Nearly a year ago, Wilpon and his partners scored a momentous legal victory, settling to repay false profits from the Ponzi scheme perpetrated by Madoff. The settlement called for a repayment of $162 million. But the deal also allowed for the amount to be reduced as the trustee in charge of the case recovered more money for victims of the scheme.
Which is why the timing seemed uncanny. Not long after Wilpon painted a rosy picture of the team's immediate future, the Madoff trustee announced plans to make a third payment to victims, a move that significantly would reduce Wilpon's obligation.
It also served to put more distance between the Mets and the financial calamity that has come to define an era in franchise history. But Wilpon contends the scandal was only part of the reason that the team was forced to slash payroll. He also blamed the general state of the economy, which impacted his real estate interests, for playing a role in creating his financial troubles.
"I think there was a balance there," he said. "It wasn't, as people have written, the reason."
Since then, the economy has turned in a positive direction. Wilpon cited a healthier stock market and real estate market. He also pointed out the strong financial performance of team-owned network SNY.
"We benefited from all those things," Wilpon said.
Meanwhile, he said revenues are no longer being channeled toward paying off debt. With that, Wilpon said the focus has shifted toward ridding the sour taste that has developed among disenchanted fans. He praised the job done by Alderson, specifically mentioning the return for trading Cy Young Award winner R.A. Dickey.
He called the front office a group of "independent thinkers," speaking highly of their efforts to rebuild the bullpen.

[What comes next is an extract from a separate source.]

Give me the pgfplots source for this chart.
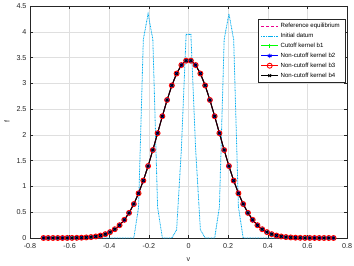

Though he acknowledged gaping holes in the outfield, Wilpon said that the strength of the pitching staff gives him hope that the Mets could be a surprise contender. And if that's the case, Alderson should have the flexibility to make moves.
Wilpon also underscored the importance of signing David Wright to an eight-year, $138-million extension. "To me, he's our Jeter," he said.
It was just one part of Wilpon's larger message, one tinged with optimism.
Said Wilpon: "Everything that was in the past -- you guys saw the pain that we went through -- is gone."